Iris Chang, the best-selling author of The Rape of Nanking, attacked the Cox report’s accusation that a Chinese spy was responsible for revolutionizing the Chinese ballistic missile program in the late 1950s.

“If you think that stereotyping is a thing of the past because we now live in a multicultural and progressive society, just read the Cox report on alleged Chinese spying in this country,” said Chang, speaking in front of a crowd of 600 at Aspire ‘99, an Asian American leadership conference in Burlingame last Saturday.

Chang, who was speaking on the “Right to Historical Accuracy,” said she was especially furious when she saw that the report cited her research as proof that Dr. Tsien Hsue-shen was a Chinese spy.

“This was news to me,” said Chang, whose biography of Tsien, Thread of the Silkworm (Basic Books, 1995), appeared to be the source of much of the Cox report’s information on Tsien.

The so-called Cox report, named after subcommittee chair Chris Cox, includes allegations that spying by Chinese scientists stretches back as far as the 1950s. The report alleges that Tsien -- a former professor of aeronautical engineering at MIT and Cal Tech, and a founder of the Jet Propulsion Laboratory of Pasadena -- was a spy. Tsien was later deported, and ended up working on Chinese missiles.

The report concluded: “The allegations that he was spying for the PRC are presumed to be true.” The Washington Times last week led a story this way: “The father of China’s long-range strategic-missile program was an American-educated Chinese scientist and colonel in the U.S. Air Force who turned out to be a spy.”

The research that the report used to support the allegations come largely from Chang’s research, which was footnoted nine times.

“As the person who wrote the definitive biography of Tsien, all I know is that the U.S. never officially charged Tsien with espionage ... [and] in the end they found no convincing evidence that he was either a Communist or a spy,” Chang said.

In 1950, Tsien was accused of being a Communist spy and was denied a security clearance at work. The INS kept Tsien under virtual house arrest for five years but failed to find any evidence of his either being a spy or of ever having been a Communist. Nonetheless, in 1955, Tsien was deported to China in a negotiated exchange for American pilots shot down by the Chinese during the Korean War. After Tsien was returned to China, he developed the Chinese Titan ballistic missile program. Although Tsien was never a naturalized U.S. citizen, in 1949, shortly before his troubles with the U.S. government, he had applied for U.S. citizenship.

“After three years of researching Tsien’s life, I was not able to determine whether he was a spy or even a Communist,” said Chang, who said that her Freedom of Information Act requests have yet to yield any documents proving that Tsien did or did not pass classified information to China before his deportation. “I was honest with my readers and said the riddle would remain unsolved until the U.S. government or Chinese government declassified all of its records on the subject.”
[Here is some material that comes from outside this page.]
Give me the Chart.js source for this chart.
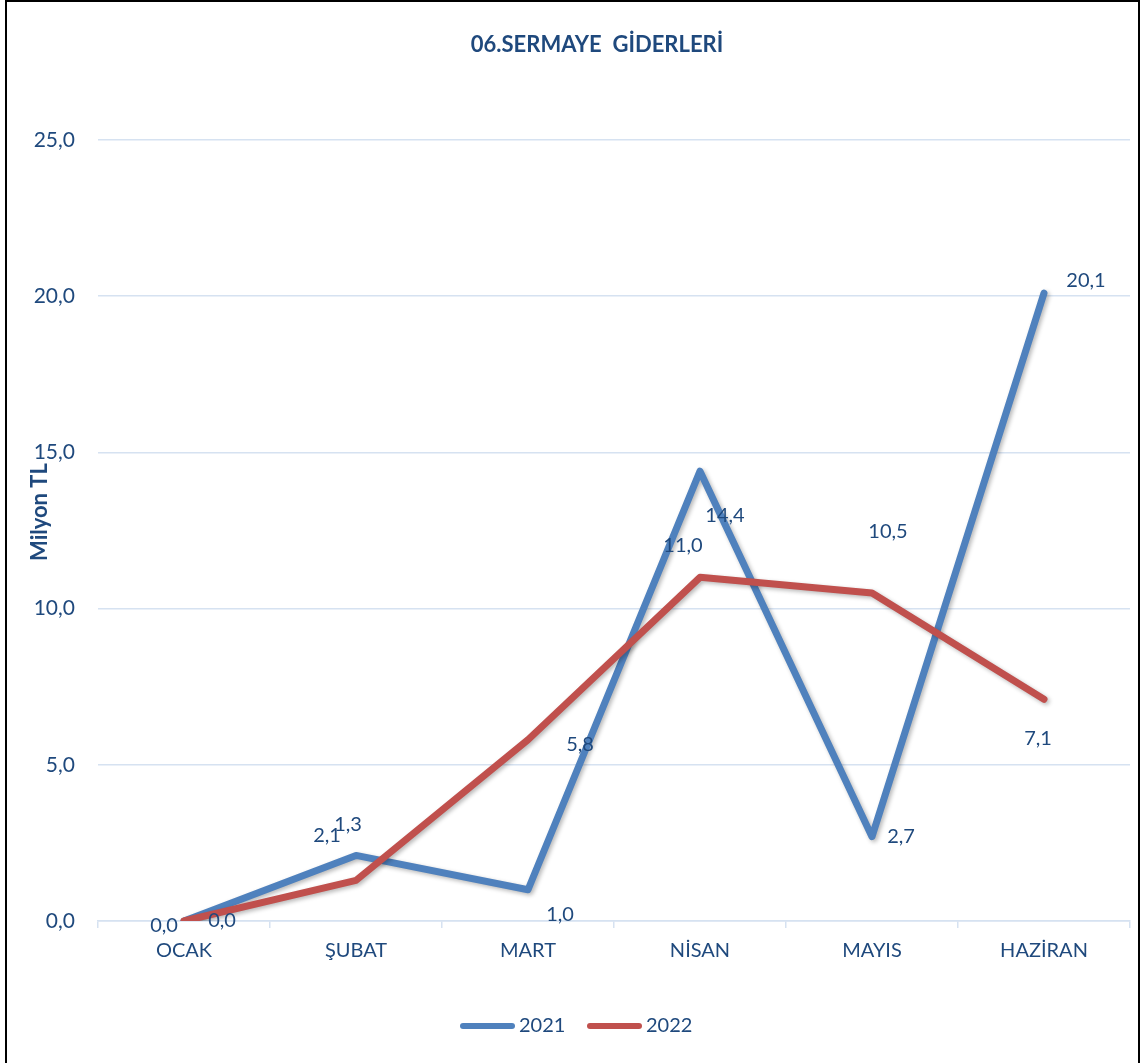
<!DOCTYPE html>
<html><head><meta charset="utf-8">
<script src="https://cdn.jsdelivr.net/npm/chart.js@4/dist/chart.umd.min.js"></script>
<style>html,body{margin:0;padding:0;background:#fff;overflow:hidden}</style>
</head><body>
<canvas id="c" width="1144" height="1063"></canvas>
<script>
const chartTitle = '06.SERMAYE  GİDERLERİ';
const yAxisTitle = 'Milyon TL';
const categories = ['OCAK', 'ŞUBAT', 'MART', 'NİSAN', 'MAYIS', 'HAZİRAN'];
const seriesNames = ['2021', '2022'];
const values2021 = [0.0, 2.1, 1.0, 14.4, 2.7, 20.1];
const values2022 = [0.0, 1.3, 5.8, 11.0, 10.5, 7.1];
const yTickValues = [0, 5, 10, 15, 20, 25];

// label placement offsets (pixels from point), styling only
const labelOffsets2021 = [[-20, 5], [-29, -20], [32, 25], [25, 44], [29, 0], [42, -13]];
const labelOffsets2022 = [[38, 0], [-8, -56], [52, 5], [-17, -32], [16, -61], [-6, 39]];

const TEXT = '#1F497D';
const GRID = '#D6E2F1';
const FONT = 'Lato, "Open Sans", sans-serif';
const fmt = v => v.toFixed(1).replace('.', ',');

const decor = {
  id: 'decor',
  beforeDatasetDraw(chart) {
    const ctx = chart.ctx;
    ctx.save();
    ctx.shadowColor = 'rgba(0,0,0,0.28)';
    ctx.shadowBlur = 4;
    ctx.shadowOffsetX = 2;
    ctx.shadowOffsetY = 2;
  },
  afterDatasetDraw(chart) { chart.ctx.restore(); },
  afterDraw(chart) {
    const ctx = chart.ctx;
    ctx.save();
    // frame
    ctx.strokeStyle = '#000';
    ctx.lineWidth = 2;
    ctx.strokeRect(6, 1, 1133, 1080);
    // title
    ctx.fillStyle = TEXT;
    ctx.font = 'bold 22px ' + FONT;
    ctx.textAlign = 'center';
    ctx.textBaseline = 'middle';
    ctx.fillText(chartTitle, 597, 45);
    // y title
    ctx.save();
    ctx.translate(40, 512);
    ctx.rotate(-Math.PI / 2);
    ctx.font = 'bold 22px ' + FONT;
    ctx.fillText(yAxisTitle, 0, 0);
    ctx.restore();
    // data labels
    ctx.font = '20px ' + FONT;
    const offs = [labelOffsets2021, labelOffsets2022];
    chart.data.datasets.forEach((ds, di) => {
      const meta = chart.getDatasetMeta(di);
      meta.data.forEach((pt, i) => {
        const o = offs[di][i];
        ctx.fillText(fmt(ds.data[i]), pt.x + o[0], pt.y + o[1]);
      });
    });
    // legend
    const legendY = 1026;
    let x = 460;
    ctx.textAlign = 'left';
    ctx.font = '20px ' + FONT;
    chart.data.datasets.forEach((ds) => {
      ctx.strokeStyle = ds.borderColor;
      ctx.lineWidth = 6;
      ctx.lineCap = 'round';
      ctx.beginPath();
      ctx.moveTo(x + 3, legendY);
      ctx.lineTo(x + 52, legendY);
      ctx.stroke();
      ctx.fillStyle = TEXT;
      ctx.fillText(ds.label, x + 59, legendY);
      x += 127;
    });
    ctx.restore();
  }
};

new Chart(document.getElementById('c'), {
  type: 'line',
  data: {
    labels: categories,
    datasets: [
      { label: seriesNames[0], data: values2021, borderColor: '#4F81BD', backgroundColor: '#4F81BD',
        borderWidth: 7, pointRadius: 0, tension: 0, borderCapStyle: 'round', borderJoinStyle: 'round', order: 1 },
      { label: seriesNames[1], data: values2022, borderColor: '#C0504D', backgroundColor: '#C0504D',
        borderWidth: 7, pointRadius: 0, tension: 0, borderCapStyle: 'round', borderJoinStyle: 'round', order: 0 }
    ]
  },
  options: {
    responsive: false,
    animation: false,
    layout: { padding: { top: 140, bottom: 0, left: 0, right: 14 } },
    plugins: { legend: { display: false }, title: { display: false }, tooltip: { enabled: false } },
    scales: {
      x: {
        offset: true,
        grid: { offset: true, drawOnChartArea: false, drawTicks: true, tickLength: 7, color: GRID, lineWidth: 1.5 },
        border: { display: true, color: GRID, width: 1.5 },
        ticks: { color: TEXT, font: { family: FONT, size: 20 }, padding: 11, maxRotation: 0 },
        afterFit(s) { s.height = 142; }
      },
      y: {
        min: 0, max: 25,
        afterBuildTicks(s) { s.ticks = yTickValues.map(v => ({ value: v })); },
        grid: { drawTicks: false, color: GRID, lineWidth: 1.5 },
        border: { display: false },
        ticks: { color: TEXT, font: { family: FONT, size: 21 }, padding: 23, callback: v => fmt(v) },
        afterFit(s) { s.width = 98; }
      }
    }
  },
  plugins: [decor]
});
</script>
</body></html>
Upon reading the Cox report, Chang called the Select Committee to ask whether it had documents proving Tsien’s espionage. According to Chang, the committee’s press secretary responded that if the sources of the allegations could not be found in the footnote section, then it is safe to assume that the Select Committee had used classified information to make those allegations. Chang was told that she would simply have to take the committee’s word that the report was factually correct.

“My position is simple,” Chang said. “I’m not here to defend of accuse Tsien. But if the U.S. government is going to make serious accusations about a man who isn’t here to defend himself, then they should be prepared to back up their accusations with evidence. There’s a big difference between accusation and actual proof.”

Chang believes that much more is now at stake than the issue of whether Tsien was a spy. “I think the Asian American community is entitled to historical accuracy and honesty from the U.S. government. If they’re going to call Tsien a spy, then they should open up their records and prove it ... You can’t have a government arbitrarily labeling people as Communists or spies.”